Given instruction :: Return, without pictures, the lines from the start of the data through the one that contains "const pointY = [0.079, 0.25, 0.479, 0.719, 1.0, 1.30, 1.62];".

Recorded data ::
============================================================

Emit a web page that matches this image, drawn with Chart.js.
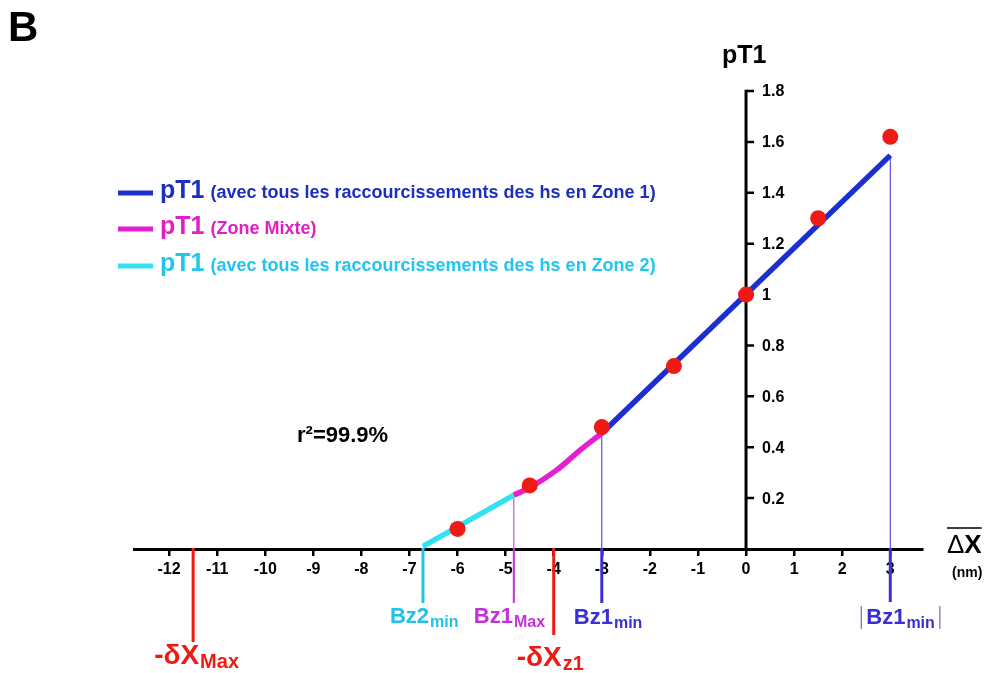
<!DOCTYPE html>
<html>
<head>
<meta charset="utf-8">
<script src="https://cdn.jsdelivr.net/npm/chart.js@4.4.0/dist/chart.umd.min.js"></script>
<style>
  body { margin: 0; background: #fff; }
  canvas { display: block; }
</style>
</head>
<body>
<canvas id="chart" width="990" height="673"></canvas>
<script>
// curve pieces (Zone 2 / Zone mixte / Zone 1)
const zone2X = [-6.72, -4.83];
const zone2Y = [0.01, 0.212];
const mixteX = [-4.83, -4.49, -3.94, -3.45, -3.0];
const mixteY = [0.212, 0.242, 0.31, 0.389, 0.455];
const zone1X = [-3.0, 3.0];
const zone1Y = [0.455, 1.547];

// measured pT1 points
const pointX = [-6, -4.5, -3, -1.5, 0, 1.5, 3];
const pointY = [0.079, 0.25, 0.479, 0.719, 1.0, 1.30, 1.62];

// y axis ticks
const yTicks = [0.2, 0.4, 0.6, 0.8, 1, 1.2, 1.4, 1.6, 1.8];
const yTickLabels = ['0.2', '0.4', '0.6', '0.8', '1', '1.2', '1.4', '1.6', '1.8'];

// markers on the x axis
const markerX = [-6.72, -4.83, -3, 3, -11.5, -4];
const markerTop = [0, 0.212, 0.455, 1.547, 0, 0];
const markerMain = ['Bz2', 'Bz1', 'Bz1', 'Bz1', '-\u03B4X', '-\u03B4X'];
const markerSub = ['min', 'Max', 'min', 'min', 'Max', 'z1'];

const legendLabels = [
    '(avec tous les raccourcissements des hs en Zone 1)',
    '(Zone Mixte)',
    '(avec tous les raccourcissements des hs en Zone 2)'
];

const FONT = '"Liberation Sans", Arial, sans-serif';
const BLUE = '#1b2fd1';
const MAGENTA = '#e31fd0';
const CYAN = '#33e2f0';
const RED = '#f01a14';

// styles for markers (colour, line width, line length below axis, label dx, label dy)
const markerColor = ['#22c3ec', '#c232d8', '#3a2fd4', '#3a2fd4', RED, RED];
const markerLabelColor = ['#22c0ea', '#c232d8', '#3a2fd4', '#3a2fd4', RED, RED];
const markerWidth = [3, 2, 3, 3, 3, 3];
const markerLen = [54, 54, 54, 53, 93, 86];
const markerDx = [-33, -40, -28, -24, -39, -37];
const markerDy = [74, 74, 75, 75, 115, 117];

function pts(xs, ys) {
    return xs.map((v, i) => ({ x: v, y: ys[i] }));
}

const guideSets = markerX
    .map((v, i) => ({ v, i }))
    .filter(m => markerTop[m.i] > 0)
    .map(m => ({
        data: [{ x: m.v, y: 0 }, { x: m.v, y: markerTop[m.i] }],
        showLine: true,
        borderColor: markerColor[m.i],
        borderWidth: 1,
        pointRadius: 0
    }));

function drawSub(ctx, main, sub, x, y, mainSize, subSize) {
    ctx.font = 'bold ' + mainSize + 'px ' + FONT;
    ctx.fillText(main, x, y);
    const w = ctx.measureText(main).width;
    ctx.font = 'bold ' + subSize + 'px ' + FONT;
    ctx.fillText(sub, x + w + 1, y + 4);
    return w + 1 + ctx.measureText(sub).width;
}

const overlay = {
    id: 'overlay',
    beforeDatasetsDraw(chart) {
        const { ctx, scales: { x, y } } = chart;
        const x0 = x.getPixelForValue(0);
        ctx.save();
        ctx.strokeStyle = '#000';
        ctx.lineWidth = 3;
        ctx.beginPath();
        ctx.moveTo(x0, y.getPixelForValue(0));
        ctx.lineTo(x0, y.getPixelForValue(1.8) - 1.2);
        ctx.stroke();
        ctx.lineWidth = 2.5;
        ctx.beginPath();
        yTicks.forEach(v => {
            const py = y.getPixelForValue(v);
            ctx.moveTo(x0, py);
            ctx.lineTo(x0 + 8, py);
        });
        ctx.stroke();
        ctx.fillStyle = '#000';
        ctx.font = 'bold 16px ' + FONT;
        ctx.textBaseline = 'middle';
        yTickLabels.forEach((t, i) => ctx.fillText(t, x0 + 16, y.getPixelForValue(yTicks[i]) + 1));
        ctx.restore();
    },
    afterDraw(chart) {
        const { ctx, scales: { x, y } } = chart;
        const y0 = y.getPixelForValue(0);
        ctx.save();
        ctx.textBaseline = 'alphabetic';

        // markers below the axis
        markerX.forEach((v, i) => {
            const px = x.getPixelForValue(v);
            ctx.strokeStyle = markerColor[i];
            ctx.lineWidth = markerWidth[i];
            ctx.beginPath();
            ctx.moveTo(px, y0 - 1);
            ctx.lineTo(px, y0 + markerLen[i]);
            ctx.stroke();
            ctx.fillStyle = markerLabelColor[i];
            const big = i >= 4;
            const lx = px + markerDx[i];
            const w = drawSub(ctx, markerMain[i], markerSub[i], lx, y0 + markerDy[i], big ? 28 : 22, big ? 20 : 16);
            if (i === 3) {
                ctx.strokeStyle = '#6f66e2';
                ctx.lineWidth = 1.2;
                ctx.beginPath();
                ctx.moveTo(lx - 5, y0 + 57); ctx.lineTo(lx - 5, y0 + 80);
                ctx.moveTo(lx + w + 5, y0 + 57); ctx.lineTo(lx + w + 5, y0 + 80);
                ctx.stroke();
            }
        });

        // legend
        const rowY = [198, 234, 271];
        const lineCol = [BLUE, MAGENTA, CYAN];
        const textCol = ['#1c2fbf', '#e31ec6', '#20c6f0'];
        rowY.forEach((by, i) => {
            ctx.strokeStyle = lineCol[i];
            ctx.lineWidth = 5;
            ctx.beginPath();
            ctx.moveTo(118, by - 5);
            ctx.lineTo(153, by - 5);
            ctx.stroke();
            ctx.fillStyle = textCol[i];
            ctx.font = 'bold 25px ' + FONT;
            ctx.fillText('pT1', 160, by);
            const w = ctx.measureText('pT1').width;
            ctx.font = 'bold 18px ' + FONT;
            ctx.fillText(legendLabels[i], 160 + w + 6, by);
        });

        // texts
        ctx.fillStyle = '#000';
        ctx.font = 'bold 42px ' + FONT;
        ctx.fillText('B', 8, 41);
        ctx.font = 'bold 25px ' + FONT;
        ctx.fillText('pT1', 722, 63);
        ctx.font = 'bold 22px ' + FONT;
        ctx.fillText('r\u00B2=99.9%', 297, 442);

        // delta X axis title
        ctx.font = '26px ' + FONT;
        ctx.fillText('\u0394', 947, 553);
        const dw = ctx.measureText('\u0394').width;
        ctx.font = 'bold 26px ' + FONT;
        ctx.fillText('X', 947 + dw, 553);
        const xw = ctx.measureText('X').width;
        ctx.strokeStyle = '#000';
        ctx.lineWidth = 1.5;
        ctx.beginPath();
        ctx.moveTo(947, 528);
        ctx.lineTo(947 + dw + xw, 528);
        ctx.stroke();
        ctx.font = 'bold 14px ' + FONT;
        ctx.fillText('(nm)', 952, 577);
        ctx.restore();
    }
};

new Chart(document.getElementById('chart'), {
    type: 'scatter',
    data: {
        datasets: [
            {
                data: pts(pointX, pointY),
                pointRadius: 8,
                pointBackgroundColor: RED,
                pointBorderWidth: 0,
                showLine: false
            },
            {
                data: pts(zone1X, zone1Y),
                showLine: true,
                borderColor: BLUE,
                borderWidth: 5.5,
                pointRadius: 0
            },
            {
                data: pts(mixteX, mixteY),
                showLine: true,
                borderColor: MAGENTA,
                borderWidth: 5.5,
                pointRadius: 0,
                tension: 0.4
            },
            {
                data: pts(zone2X, zone2Y),
                showLine: true,
                borderColor: CYAN,
                borderWidth: 5.5,
                pointRadius: 0
            },
            ...guideSets
        ]
    },
    options: {
        responsive: false,
        animation: false,
        devicePixelRatio: 1,
        layout: {
            padding: { left: 134, right: 68, top: 91, bottom: 84 }
        },
        plugins: {
            legend: { display: false },
            tooltip: { enabled: false }
        },
        scales: {
            x: {
                type: 'linear',
                position: 'bottom',
                min: -12.73,
                max: 3.66,
                afterFit: scale => { scale.height = 40; },
                border: { display: true, color: '#000', width: 3 },
                grid: {
                    drawOnChartArea: false,
                    drawTicks: true,
                    tickLength: 7,
                    color: '#000',
                    lineWidth: 2.5
                },
                ticks: {
                    stepSize: 1,
                    includeBounds: false,
                    padding: 4,
                    color: '#000',
                    font: { family: FONT, size: 16, weight: 'bold' }
                }
            },
            y: {
                type: 'linear',
                display: false,
                min: 0,
                max: 1.8
            }
        }
    },
    plugins: [overlay]
});
</script>
</body>
</html>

============================================================

Written answer ::
Emit a web page that matches this image, drawn with Chart.js.
<!DOCTYPE html>
<html>
<head>
<meta charset="utf-8">
<script src="https://cdn.jsdelivr.net/npm/chart.js@4.4.0/dist/chart.umd.min.js"></script>
<style>
  body { margin: 0; background: #fff; }
  canvas { display: block; }
</style>
</head>
<body>
<canvas id="chart" width="990" height="673"></canvas>
<script>
// curve pieces (Zone 2 / Zone mixte / Zone 1)
const zone2X = [-6.72, -4.83];
const zone2Y = [0.01, 0.212];
const mixteX = [-4.83, -4.49, -3.94, -3.45, -3.0];
const mixteY = [0.212, 0.242, 0.31, 0.389, 0.455];
const zone1X = [-3.0, 3.0];
const zone1Y = [0.455, 1.547];

// measured pT1 points
const pointX = [-6, -4.5, -3, -1.5, 0, 1.5, 3];
const pointY = [0.079, 0.25, 0.479, 0.719, 1.0, 1.30, 1.62];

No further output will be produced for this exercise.